Revisiting the A negative blood thing, which is inventive: how is it that the army guys who aren't A negative had the foresight to not only wear ventilator units the entire time, but also had enough time to build intricate electric motors? Barry and Benny had one other person to help them kit out the truck which I still don't think could've been done in the amount of time the filmmakers allowed. And they made a gigantic, accidental leap in logic to realize that the zombies were manufacturing some sort of fuel in the daytime. (By the way, for gasoline at least, it's not the liquid that's flammable, it's the fumes coming off of the liquid.)

At this point, I should say that lot of the plot points are fun: I like the subplot with the sister, the ghouls as gas idea, and the Max Mad aspects.

On the technical side... I was constantly thrown out of the film by the cinematography. It looked like it was shot entirely with a 50mm lens on a DSLR that was not connected to a monitor and the focus set to auto and while IMDb doesn't give lens information, the page does say that, yes, it was shot on a Canon 5D. The focus was all over the place, even in scenes where there was very little action, and the movie on the whole felt like it was shot by several different people.
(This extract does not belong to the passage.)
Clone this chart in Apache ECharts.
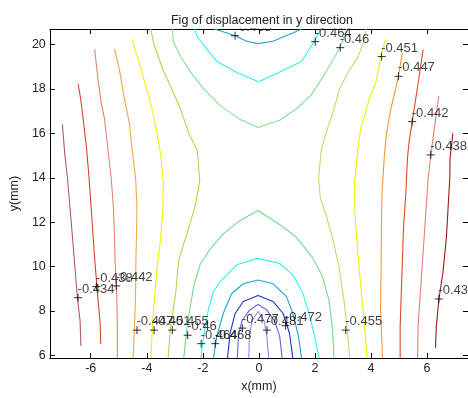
<!DOCTYPE html>
<html>
<head>
<meta charset="utf-8">
<script src="https://cdn.jsdelivr.net/npm/echarts@6/dist/echarts.min.js"></script>
<style>
html, body { margin: 0; padding: 0; background: #fff; }
#chart { width: 468px; height: 398px; }
</style>
</head>
<body>
<div id="chart"></div>
<script>
// axis limits (mm)
const X_MIN = -7.46, X_MAX = 7.46;
const Y_MIN = 5.88, Y_MAX = 20.7;

// contour lines, [x(mm), y(mm)]
const c434L = [[-7.01,16.40],[-6.93,15.11],[-6.83,13.99],[-6.74,12.66],[-6.65,11.32],[-6.58,10.21],[-6.48,8.66],[-6.38,7.55],[-6.35,6.43]];
const c438L = [[-6.45,18.22],[-6.36,17.56],[-6.27,16.66],[-6.15,15.33],[-6.06,14.00],[-5.98,12.57],[-5.90,11.10],[-5.85,10.21],[-5.75,8.66],[-5.67,7.54],[-5.64,6.52]];
const c442L = [[-5.86,19.78],[-5.74,18.44],[-5.62,17.33],[-5.51,16.66],[-5.39,15.33],[-5.27,14.00],[-5.19,12.66],[-5.15,11.33],[-5.13,10.21],[-5.07,8.66],[-5.05,7.32],[-5.05,5.88]];
const c447L = [[-5.15,19.78],[-4.98,18.89],[-4.80,17.56],[-4.62,16.44],[-4.53,15.33],[-4.40,14.00],[-4.35,12.66],[-4.37,11.33],[-4.39,10.21],[-4.40,8.66],[-4.44,7.32],[-4.49,5.88]];
const c451L = [[-4.53,20.22],[-4.33,19.42],[-4.09,18.40],[-3.86,17.37],[-3.68,16.31],[-3.50,15.02],[-3.41,13.77],[-3.43,12.44],[-3.52,11.10],[-3.61,10.21],[-3.72,8.66],[-3.80,7.32],[-3.85,5.88]];
const c455L = [[-3.86,20.70],[-3.74,20.00],[-3.43,18.89],[-3.08,17.91],[-2.80,17.11],[-2.50,16.00],[-2.20,15.24],[-2.11,13.86],[-2.27,12.75],[-2.55,11.55],[-2.86,10.30],[-2.97,8.79],[-3.15,7.32],[-3.24,5.88]];
const c460Top = [[-3.09,20.70],[-3.05,20.13],[-2.80,19.47],[-2.44,18.76],[-1.97,18.00],[-1.38,17.25],[-0.67,16.62],[-0.03,16.26],[0.74,16.59],[1.34,17.11],[1.84,17.69],[2.30,18.58],[2.66,19.34],[2.94,20.00],[3.14,20.70]];
const c464Top = [[-2.29,20.70],[-2.20,20.35],[-1.85,19.78],[-1.50,19.24],[-0.79,18.74],[-0.01,18.32],[0.76,18.78],[1.52,19.24],[1.94,20.07],[2.20,20.70]];
const c468Top = [[-1.59,20.70],[-1.14,20.52],[-0.79,20.36],[-0.44,20.15],[-0.03,20.04],[0.50,20.15],[0.86,20.34],[1.21,20.52],[1.52,20.70]];
const c460Bot = [[-2.68,5.88],[-2.56,7.32],[-2.33,9.10],[-2.09,10.12],[-1.74,10.79],[-1.28,11.46],[-0.67,12.08],[-0.03,12.53],[0.74,11.90],[1.34,11.32],[1.90,10.43],[2.27,9.55],[2.51,8.43],[2.63,7.10],[2.68,5.88]];
const c464Bot = [[-2.07,5.88],[-1.97,6.88],[-1.80,8.08],[-1.62,8.88],[-1.38,9.32],[-0.79,10.08],[-0.03,10.37],[0.74,10.14],[1.21,9.63],[1.56,8.83],[1.80,7.85],[2.01,6.74],[2.15,5.88]];
const c468Bot = [[-1.62,5.88],[-1.50,6.88],[-1.27,7.90],[-0.97,8.79],[-0.56,9.23],[-0.03,9.40],[0.50,9.23],[0.98,8.66],[1.21,7.90],[1.41,6.88],[1.52,5.88]];
const c472 = [[-1.12,5.88],[-1.03,6.99],[-0.85,7.88],[-0.56,8.43],[-0.03,8.70],[0.50,8.43],[0.86,7.90],[1.09,7.01],[1.21,5.88]];
const c477 = [[-0.77,5.88],[-0.73,6.88],[-0.61,7.55],[-0.32,8.06],[-0.03,8.29],[0.27,8.06],[0.56,7.55],[0.74,6.88],[0.83,5.88]];
const c481 = [[-0.36,5.88],[-0.34,6.88],[-0.25,7.55],[-0.03,7.99],[0.19,7.55],[0.28,6.88],[0.35,5.88]];
const c455R = [[3.82,20.70],[3.77,20.22],[3.53,19.42],[3.18,18.75],[2.88,18.00],[2.65,16.98],[2.41,16.08],[2.22,15.19],[2.13,13.99],[2.19,13.10],[2.39,12.35],[2.62,11.33],[2.86,9.99],[3.04,8.43],[3.15,7.19],[3.24,5.88]];
const c451R = [[4.51,20.22],[4.35,19.47],[4.18,18.31],[3.94,17.56],[3.77,16.80],[3.63,16.22],[3.51,15.02],[3.41,13.77],[3.42,12.53],[3.54,10.44],[3.66,8.79],[3.78,7.19],[3.86,5.88]];
const c447R = [[5.12,19.64],[5.00,18.75],[4.88,18.00],[4.71,17.11],[4.55,15.99],[4.47,14.88],[4.39,13.24],[4.37,11.77],[4.36,9.99],[4.34,8.08],[4.41,5.88]];
const c442R = [[5.86,19.78],[5.77,19.02],[5.65,18.00],[5.47,16.53],[5.36,15.64],[5.30,14.88],[5.24,13.24],[5.16,11.77],[5.10,9.55],[5.04,7.32],[5.04,5.88]];
const c438R = [[6.42,17.69],[6.32,16.80],[6.18,15.46],[6.04,14.00],[5.92,11.77],[5.80,9.55],[5.68,7.32],[5.66,5.88]];
const c430R = [[6.92,16.00],[6.82,14.88],[6.81,13.99],[6.69,11.32],[6.57,9.77],[6.42,8.52],[6.33,7.32],[6.30,6.34]];

// clabel markers: [x, y, text]
const labelPoints = [
  [-0.85, 20.40, '-0.468'], [2.01, 20.13, '-0.464'], [2.90, 19.86, '-0.46'],
  [4.38, 19.46, '-0.451'], [4.98, 18.57, '-0.447'], [5.47, 16.53, '-0.442'],
  [6.13, 15.03, '-0.438'], [6.42, 8.54, '-0.43'], [3.10, 7.14, '-0.455'],
  [-6.45, 8.60, '-0.434'], [-5.80, 9.10, '-0.438'], [-5.09, 9.13, '-0.442'],
  [-4.35, 7.14, '-0.447'], [-3.74, 7.14, '-0.451'], [-3.09, 7.14, '-0.455'],
  [-2.54, 6.91, '-0.46'], [-2.06, 6.53, '-0.464'], [-1.56, 6.53, '-0.468'],
  [-0.59, 7.23, '-0.477'], [0.29, 7.14, '-0.481'], [0.95, 7.34, '-0.472']
];

// line colours (one per contour polyline)
const lines = [
  [c434L, '#b45c5a'], [c438L, '#d8412c'], [c442L, '#e8826e'], [c447L, '#f1a648'],
  [c451L, '#f2f200'], [c455L, '#a9dc42'], [c460Top, '#86e09a'], [c464Top, '#2ff0f0'],
  [c468Top, '#1fa6c6'], [c460Bot, '#74d98c'], [c464Bot, '#2ff0f0'], [c468Bot, '#1fa6c6'],
  [c472, '#1a34c8'], [c477, '#6464e2'], [c481, '#8a8af2'],
  [c455R, '#b6e06a'], [c451R, '#f2f200'], [c447R, '#f09a2c'], [c442R, '#e04a28'],
  [c438R, '#e4836f'], [c430R, '#9e1717']
];

const FONT = '"Liberation Sans", Arial, sans-serif';
const chart = echarts.init(document.getElementById('chart'));

const axisBase = {
  type: 'value',
  splitNumber: 7,
  axisLine: { onZero: false, lineStyle: { color: '#000', width: 1 } },
  axisTick: { inside: true, length: 5, lineStyle: { color: '#000' } },
  splitLine: { show: false }
};
const labelBase = { color: '#222', fontSize: 12.5, fontFamily: FONT, showMinLabel: false, showMaxLabel: false };

const series = lines.map(([data, color]) => ({
  type: 'line',
  data: data,
  showSymbol: false,
  symbol: 'none',
  lineStyle: { color: color, width: 1.1 },
  silent: true,
  z: 2
}));

series.push({
  type: 'scatter',
  data: labelPoints.map(p => ({ value: [p[0], p[1]], name: p[2] })),
  symbol: 'path://M0,5L10,5M5,0L5,10',
  symbolSize: 8,
  itemStyle: { color: 'rgba(0,0,0,0)', borderColor: '#000', borderWidth: 1 },
  label: {
    show: true, formatter: '{b}', position: [4, -4], align: 'left', verticalAlign: 'middle',
    color: '#111', fontSize: 13, fontFamily: FONT
  },
  silent: true,
  z: 5
});

chart.setOption({
  animation: false,
  backgroundColor: '#fff',
  title: {
    text: 'Fig of displacement in y direction',
    left: 257, top: 9, textAlign: 'center', z: 60,
    textStyle: { color: '#222', fontSize: 12.5, fontWeight: 'normal', fontFamily: FONT }
  },
  graphic: [{ type: 'rect', shape: { x: 0, y: 0, width: 468, height: 28.5 }, style: { fill: '#fff' }, z: 50, silent: true }],
  grid: { left: 48, top: 29, width: 422, bottom: 36 },
  xAxis: [
    Object.assign({}, axisBase, {
      position: 'bottom', min: X_MIN, max: X_MAX,
      name: 'x(mm)', nameLocation: 'middle', nameGap: 20,
      nameTextStyle: { color: '#222', fontSize: 12.5, fontFamily: FONT },
      axisLabel: Object.assign({ margin: 4 }, labelBase)
    }),
    Object.assign({}, axisBase, { position: 'top', min: X_MIN, max: X_MAX, axisLabel: { show: false } })
  ],
  yAxis: [
    Object.assign({}, axisBase, {
      position: 'left', min: Y_MIN, max: Y_MAX,
      name: 'y(mm)', nameLocation: 'middle', nameGap: 22, nameRotate: 90,
      nameTextStyle: { color: '#222', fontSize: 12.5, fontFamily: FONT },
      axisLabel: Object.assign({ margin: 4 }, labelBase)
    }),
    Object.assign({}, axisBase, { position: 'right', min: Y_MIN, max: Y_MAX, axisLabel: { show: false } })
  ],
  series: series
});
</script>
</body>
</html>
Even the colour grading was different throughout.

That said, everything else about the film on the technical side was great. The acting, the lighting, the sound, the effects, the truck...great stuff! But the plot felt too slick and I didn't really care about the characters. Overall, while I was disappointed, I'm looking forward to seeing what else the team behind the film come up with and I hope they get their next film rolling very soon.